Em relação à situação dos lares em Portugal, José Luís Carneiro citou na sua resposta intervenções de vários especialistas e adiantou que está em vias de divulgação "um estudo científico que demonstra algumas tendências", sendo uma delas a de que "há segurança nas instituições que acolhem os mais idosos".

"Há segurança pelo menos ao mesmo nível da que ocorre em todas as outras instituições da nossa vida coletiva. A confirmarem-se as conclusões, tudo indica que os nossos cidadãos mais idosos estejam ainda mais protegidos em lar e em estruturas residenciais para idosos do que em muitas outras instituições da nossa sociedade", referiu o secretário-geral adjunto do PS.

Neste ponto, José Luís Carneiro disse mesmo ser necessária "uma mensagem de confiança para as famílias que têm seus entes queridos em estruturas residências para idosos".

Confrontado com a preocupação relativamente à situação nos lares que terá sido transmitida por Ferro Rodrigues nesta reunião, o secretário-geral adjunto do PS defendeu que Portugal "está entre os países que maior número de testes realiza no quadro europeu".

"Apesar de o indicador de contágio ter aumentado, verificamos mesmo assim que, com o desconfinamento geral, estamos com 1.17, o que significa que a situação está sob controlo.

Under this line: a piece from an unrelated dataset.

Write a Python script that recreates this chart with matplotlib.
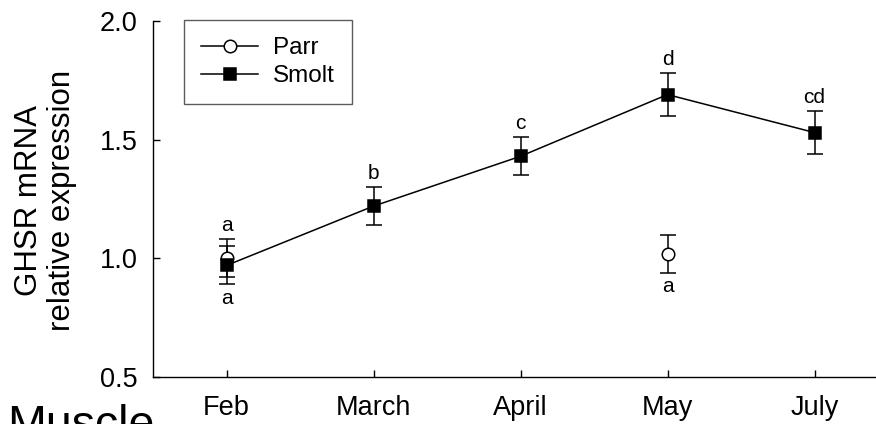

Quanto aos lares, cito o professor Henrique de Barros, de que os indicadores mostram que há razões para que as famílias continuem a confiar nessas autênticas mãos amigas que cuidam dos nossos cidadãos seniores", insistiu.

O encontro de hoje foi o primeiro depois do verão e o primeiro a realizar-se no Porto e contou com a participação do Presidente da República, Marcelo Rebelo de Sousa, o primeiro-ministro, António Costa, o presidente da Assembleia da República, Ferro Rodrigues, bem como líderes e representantes partidários, patronais e sindicais.

A pandemia de covid-19 já provocou pelo menos 889.498 mortos e infetou mais de 27,1 milhões de pessoas em 196 países e territórios, segundo um balanço feito pela agência francesa AFP.

Em Portugal, morreram 1.843 pessoas das 60.507 confirmadas como infetadas, de acordo com o boletim mais recente da Direção-Geral da Saúde.